__Your goal__. Read through the data and count the lines that contain the string "chart"; give only the result.

__Data extract__.
====================

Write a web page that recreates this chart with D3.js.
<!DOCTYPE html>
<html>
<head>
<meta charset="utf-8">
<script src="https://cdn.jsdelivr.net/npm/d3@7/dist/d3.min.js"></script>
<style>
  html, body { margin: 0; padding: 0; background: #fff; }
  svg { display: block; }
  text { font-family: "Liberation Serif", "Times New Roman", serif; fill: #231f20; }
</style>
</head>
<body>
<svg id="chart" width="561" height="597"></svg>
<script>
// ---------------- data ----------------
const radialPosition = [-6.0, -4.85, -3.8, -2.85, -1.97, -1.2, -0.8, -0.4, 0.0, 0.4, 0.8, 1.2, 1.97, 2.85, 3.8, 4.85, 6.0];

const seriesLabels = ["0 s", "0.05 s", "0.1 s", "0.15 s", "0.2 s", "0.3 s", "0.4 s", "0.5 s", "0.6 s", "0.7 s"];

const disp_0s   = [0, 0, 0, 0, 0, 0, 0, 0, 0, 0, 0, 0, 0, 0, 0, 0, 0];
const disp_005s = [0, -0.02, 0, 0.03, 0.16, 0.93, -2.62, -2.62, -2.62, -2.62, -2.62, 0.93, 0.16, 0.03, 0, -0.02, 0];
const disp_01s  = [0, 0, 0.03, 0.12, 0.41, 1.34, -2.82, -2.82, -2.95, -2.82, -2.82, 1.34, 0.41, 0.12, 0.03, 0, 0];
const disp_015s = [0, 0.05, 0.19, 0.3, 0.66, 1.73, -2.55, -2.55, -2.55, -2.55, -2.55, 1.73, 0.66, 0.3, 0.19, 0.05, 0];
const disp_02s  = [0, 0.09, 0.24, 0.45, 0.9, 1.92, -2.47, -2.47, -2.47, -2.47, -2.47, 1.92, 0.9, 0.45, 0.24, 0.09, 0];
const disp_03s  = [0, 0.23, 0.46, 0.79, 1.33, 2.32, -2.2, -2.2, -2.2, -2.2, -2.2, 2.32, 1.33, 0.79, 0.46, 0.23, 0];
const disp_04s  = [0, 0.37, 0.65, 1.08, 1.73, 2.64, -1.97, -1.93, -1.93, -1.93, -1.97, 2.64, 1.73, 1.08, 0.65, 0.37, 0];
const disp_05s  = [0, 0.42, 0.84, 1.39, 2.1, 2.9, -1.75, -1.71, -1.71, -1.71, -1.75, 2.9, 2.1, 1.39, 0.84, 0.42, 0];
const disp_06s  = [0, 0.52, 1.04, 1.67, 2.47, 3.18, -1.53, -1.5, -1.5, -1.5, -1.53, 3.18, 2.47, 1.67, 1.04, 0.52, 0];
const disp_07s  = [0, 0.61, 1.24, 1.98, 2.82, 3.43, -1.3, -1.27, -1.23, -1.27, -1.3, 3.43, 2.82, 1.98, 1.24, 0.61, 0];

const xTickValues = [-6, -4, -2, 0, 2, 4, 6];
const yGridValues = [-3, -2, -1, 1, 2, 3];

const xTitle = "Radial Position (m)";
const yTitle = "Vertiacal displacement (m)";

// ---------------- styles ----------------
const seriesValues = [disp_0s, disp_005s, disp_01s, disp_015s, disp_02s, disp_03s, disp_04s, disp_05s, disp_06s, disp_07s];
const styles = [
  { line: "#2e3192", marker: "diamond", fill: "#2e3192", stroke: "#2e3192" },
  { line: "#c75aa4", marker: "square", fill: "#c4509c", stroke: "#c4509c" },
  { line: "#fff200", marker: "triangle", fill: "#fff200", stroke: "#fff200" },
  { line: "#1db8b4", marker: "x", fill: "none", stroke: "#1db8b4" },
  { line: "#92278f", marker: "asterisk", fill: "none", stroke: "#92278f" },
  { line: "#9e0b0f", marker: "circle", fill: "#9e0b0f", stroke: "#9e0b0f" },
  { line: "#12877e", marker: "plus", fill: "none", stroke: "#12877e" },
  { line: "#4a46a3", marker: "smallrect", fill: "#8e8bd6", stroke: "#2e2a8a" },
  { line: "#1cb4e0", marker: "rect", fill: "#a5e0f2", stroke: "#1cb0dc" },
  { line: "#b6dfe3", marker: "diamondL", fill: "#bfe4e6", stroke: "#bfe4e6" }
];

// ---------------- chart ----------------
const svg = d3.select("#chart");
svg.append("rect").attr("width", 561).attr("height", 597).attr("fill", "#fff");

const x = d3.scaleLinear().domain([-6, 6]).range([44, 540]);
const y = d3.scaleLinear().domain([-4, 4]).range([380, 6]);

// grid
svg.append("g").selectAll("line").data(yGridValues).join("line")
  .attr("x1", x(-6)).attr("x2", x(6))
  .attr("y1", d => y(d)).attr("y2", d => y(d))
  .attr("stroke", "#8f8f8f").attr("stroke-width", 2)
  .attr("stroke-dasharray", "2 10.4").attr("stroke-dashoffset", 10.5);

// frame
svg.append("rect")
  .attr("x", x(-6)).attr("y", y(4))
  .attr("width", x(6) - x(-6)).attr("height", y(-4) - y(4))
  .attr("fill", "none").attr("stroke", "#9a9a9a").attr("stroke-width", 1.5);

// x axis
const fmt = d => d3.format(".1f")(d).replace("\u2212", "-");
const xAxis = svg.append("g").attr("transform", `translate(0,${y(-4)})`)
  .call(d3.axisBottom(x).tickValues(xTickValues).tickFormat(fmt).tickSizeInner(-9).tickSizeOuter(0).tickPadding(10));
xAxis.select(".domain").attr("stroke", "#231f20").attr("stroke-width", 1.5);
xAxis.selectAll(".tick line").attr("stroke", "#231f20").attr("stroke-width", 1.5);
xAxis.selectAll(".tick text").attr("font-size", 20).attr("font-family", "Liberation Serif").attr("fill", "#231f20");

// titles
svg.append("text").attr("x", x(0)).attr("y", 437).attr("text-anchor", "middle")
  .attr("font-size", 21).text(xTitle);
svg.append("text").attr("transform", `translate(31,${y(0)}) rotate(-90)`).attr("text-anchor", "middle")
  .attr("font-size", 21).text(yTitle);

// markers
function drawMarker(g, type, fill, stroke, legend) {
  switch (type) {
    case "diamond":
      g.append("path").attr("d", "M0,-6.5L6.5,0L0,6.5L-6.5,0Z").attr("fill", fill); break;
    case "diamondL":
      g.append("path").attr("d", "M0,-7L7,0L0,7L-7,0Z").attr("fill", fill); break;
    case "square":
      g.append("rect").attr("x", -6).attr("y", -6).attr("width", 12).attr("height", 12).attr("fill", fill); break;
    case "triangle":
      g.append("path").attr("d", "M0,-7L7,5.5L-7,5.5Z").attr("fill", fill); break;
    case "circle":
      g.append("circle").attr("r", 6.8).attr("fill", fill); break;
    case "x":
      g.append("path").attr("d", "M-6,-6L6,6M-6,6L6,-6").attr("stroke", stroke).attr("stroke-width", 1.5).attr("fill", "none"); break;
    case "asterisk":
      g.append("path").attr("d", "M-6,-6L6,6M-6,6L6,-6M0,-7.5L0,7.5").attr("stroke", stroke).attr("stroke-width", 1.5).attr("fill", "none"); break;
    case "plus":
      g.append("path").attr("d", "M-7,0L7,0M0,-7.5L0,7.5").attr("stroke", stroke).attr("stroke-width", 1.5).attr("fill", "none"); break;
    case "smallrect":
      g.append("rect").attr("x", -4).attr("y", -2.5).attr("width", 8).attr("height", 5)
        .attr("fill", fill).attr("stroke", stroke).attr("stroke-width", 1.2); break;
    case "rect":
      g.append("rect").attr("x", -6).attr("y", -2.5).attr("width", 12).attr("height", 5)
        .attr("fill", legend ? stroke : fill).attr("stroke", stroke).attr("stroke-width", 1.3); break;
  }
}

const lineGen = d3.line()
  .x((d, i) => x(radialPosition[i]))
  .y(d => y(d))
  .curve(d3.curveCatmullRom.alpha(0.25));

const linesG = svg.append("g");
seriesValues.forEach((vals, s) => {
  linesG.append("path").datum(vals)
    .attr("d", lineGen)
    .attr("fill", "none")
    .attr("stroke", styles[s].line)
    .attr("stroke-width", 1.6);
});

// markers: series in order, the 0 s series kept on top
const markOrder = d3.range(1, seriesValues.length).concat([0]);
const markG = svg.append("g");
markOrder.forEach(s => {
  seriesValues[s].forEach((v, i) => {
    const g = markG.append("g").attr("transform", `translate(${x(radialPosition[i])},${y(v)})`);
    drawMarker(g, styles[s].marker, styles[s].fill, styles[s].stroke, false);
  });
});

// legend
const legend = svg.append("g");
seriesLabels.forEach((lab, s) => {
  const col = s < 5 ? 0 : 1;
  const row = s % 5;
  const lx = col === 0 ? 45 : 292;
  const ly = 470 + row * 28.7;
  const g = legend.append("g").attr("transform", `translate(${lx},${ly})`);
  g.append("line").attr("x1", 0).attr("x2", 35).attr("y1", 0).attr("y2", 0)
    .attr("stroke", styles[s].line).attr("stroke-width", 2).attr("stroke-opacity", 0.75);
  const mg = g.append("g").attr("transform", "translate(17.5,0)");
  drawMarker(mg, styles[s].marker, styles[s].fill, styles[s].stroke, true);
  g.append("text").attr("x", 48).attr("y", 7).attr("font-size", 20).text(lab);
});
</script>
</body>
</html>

====================

__Complete response__. 4